Six Degrees of Cowvin Bacon poj 2131(floyd)

问题描述

The cows have been making movies lately, so they are ready to play a variant of the famous game "Six Degrees of Kevin Bacon".

The game works like this: each cow is considered to be zero degrees of separation (degrees) away from herself. If two distinct cows have been in a movie together, each is considered to be one 'degree' away from the other. If a two cows have never worked together
but have both worked with a third cow, they are considered to be two 'degrees' away from each other (counted as: one degree to the cow they've worked with and one more to the other cow). This scales to the general case.

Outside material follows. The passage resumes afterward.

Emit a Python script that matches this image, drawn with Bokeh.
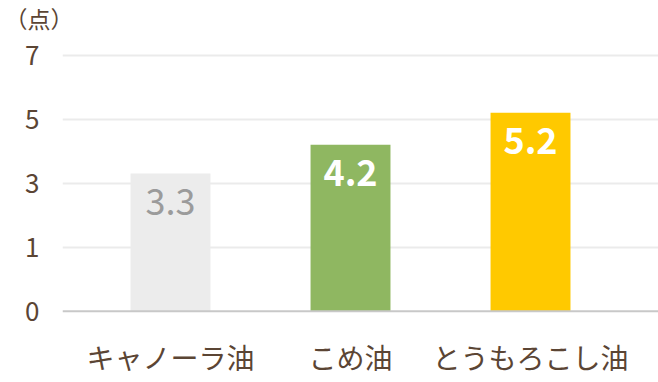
import numpy as np
from bokeh.plotting import figure
from bokeh.models import ColumnDataSource, Span, FixedTicker, Range1d
from bokeh.core.properties import value
from bokeh.embed import file_html
from bokeh.resources import INLINE

categories = ["キャノーラ油", "こめ油", "とうもろこし油"]
scores = [3.3, 4.2, 5.2]
score_labels = ["3.3", "4.2", "5.2"]
bar_colors = ["#ececec", "#8fb761", "#ffc900"]
label_colors = ["#9b9b9b", "#ffffff", "#ffffff"]
label_weights = ["normal", "bold", "bold"]
tick_values = [0, 1, 3, 5, 7]
unit_label = "（点）"

FONT = "Noto Sans CJK JP"
TEXT_COLOR = "#5b4534"

# the y axis is evenly spaced between the listed tick values
tick_pos = list(range(len(tick_values)))
bar_top = np.interp(scores, tick_values, tick_pos)
xs = np.arange(len(categories))

src = ColumnDataSource(dict(x=xs, top=bar_top, color=bar_colors,
                            label=score_labels, lcolor=label_colors,
                            lweight=label_weights))

p = figure(width=658, height=382, output_backend="svg", toolbar_location=None,
           x_range=Range1d(-0.6, 2.711), y_range=Range1d(-0.052, 4.292),
           min_border_left=62, min_border_right=0, min_border_top=36,
           min_border_bottom=68, outline_line_color=None)
p.background_fill_color = "white"
p.border_fill_color = "white"

p.title.text = unit_label
p.title.align = "left"
p.title.vertical_align = "top"
p.title.offset = -58
p.title.standoff = 0
p.title.text_font = FONT
p.title.text_font_size = "23px"
p.title.text_font_style = "normal"
p.title.text_color = TEXT_COLOR

p.vbar(x="x", top="top", bottom=0, width=0.444, color="color", source=src,
       line_color=None)

p.text(x="x", y="top", text="label", text_color="lcolor",
       text_font_style="lweight", text_font=value(FONT), text_font_size="36px",
       text_align="center", text_baseline="middle", y_offset=28, source=src)

# axes
p.xaxis.ticker = FixedTicker(ticks=list(xs))
p.xaxis.major_label_overrides = {int(i): c for i, c in enumerate(categories)}
p.yaxis.ticker = FixedTicker(ticks=tick_pos)
p.yaxis.major_label_overrides = {i: str(v) for i, v in zip(tick_pos, tick_values)}

for ax in (p.xaxis[0], p.yaxis[0]):
    ax.axis_line_color = None
    ax.major_tick_line_color = None
    ax.minor_tick_line_color = None
    ax.major_label_text_font = FONT
    ax.major_label_text_color = TEXT_COLOR

p.xaxis.major_label_text_font_size = "28px"
p.xaxis.major_label_standoff = 16
p.yaxis.major_label_text_font_size = "26px"
p.yaxis.major_label_standoff = 17

p.xgrid.grid_line_color = None
p.ygrid.ticker = FixedTicker(ticks=tick_pos[1:])
p.ygrid.grid_line_color = "#ebebeb"
p.ygrid.grid_line_width = 2

p.add_layout(Span(location=0, dimension="width", line_color="#c8c8c8",
                  line_width=2))

open("out.html", "w").write(file_html(p, INLINE))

The N (2 <= N <= 300) cows are interested in figuring out which cow has the smallest average degree of separation from all the other cows. excluding herself of course. The cows have made M (1 <= M <= 10000) movies and it is guaranteed that some relationship
path exists between every pair of cows.

输入

* Line 1: Two space-separated integers: N and M

* Lines 2..M+1: Each input line contains a set of two or more space-separated integers that describes the cows appearing in a single movie. The first integer is the number of cows participating in the described movie, (e.g., Mi); the subsequent Mi integers
tell which cows were.

输出

* Line 1: A single integer that is 100 times the shortest mean degree of separation of any of the cows.

样例输入

4 2
3 1 2 3
2 3 4

样例输出

100

#include <iostream>
#include <cstdio>
#include <cstring>
#include <map>
using namespace std;

const int INF=999999999;
int ma[302][302];

int main()
{
int n,m;
while(scanf("%d%d",&n,&m)!=EOF)
{
for(int i=0;i<=n;i++)
for(int j=0;j<=n;j++)
ma[i][j]=INF;

for(int i=1;i<=m;i++)
{
int k;
scanf("%d",&k);
int tem[302];
for(int j=1;j<=k;j++)
{
scanf("%d",&tem[j]);
}
for(int j=1;j<=k;j++)
for(int l=j+1;l<=k;l++)
ma[tem[j]][tem[l]]=ma[tem[l]][tem[j]]=1;
}

for(int k=1;k<=n;k++)
for(int j=1;j<=n;j++)
for(int i=1;i<=n;i++)
ma[i][j]=min(ma[i][k]+ma[j][k],ma[i][j]);

int ans=INF;
for(int i=1;i<=n;i++)
{
int ans1=0;
for(int j=1;j<=n;j++)
{
if(i!=j)
{
ans1+=ma[i][j];
}
}
ans=min(ans,ans1);
}
printf("%d\n",ans*100/(n-1));

}

}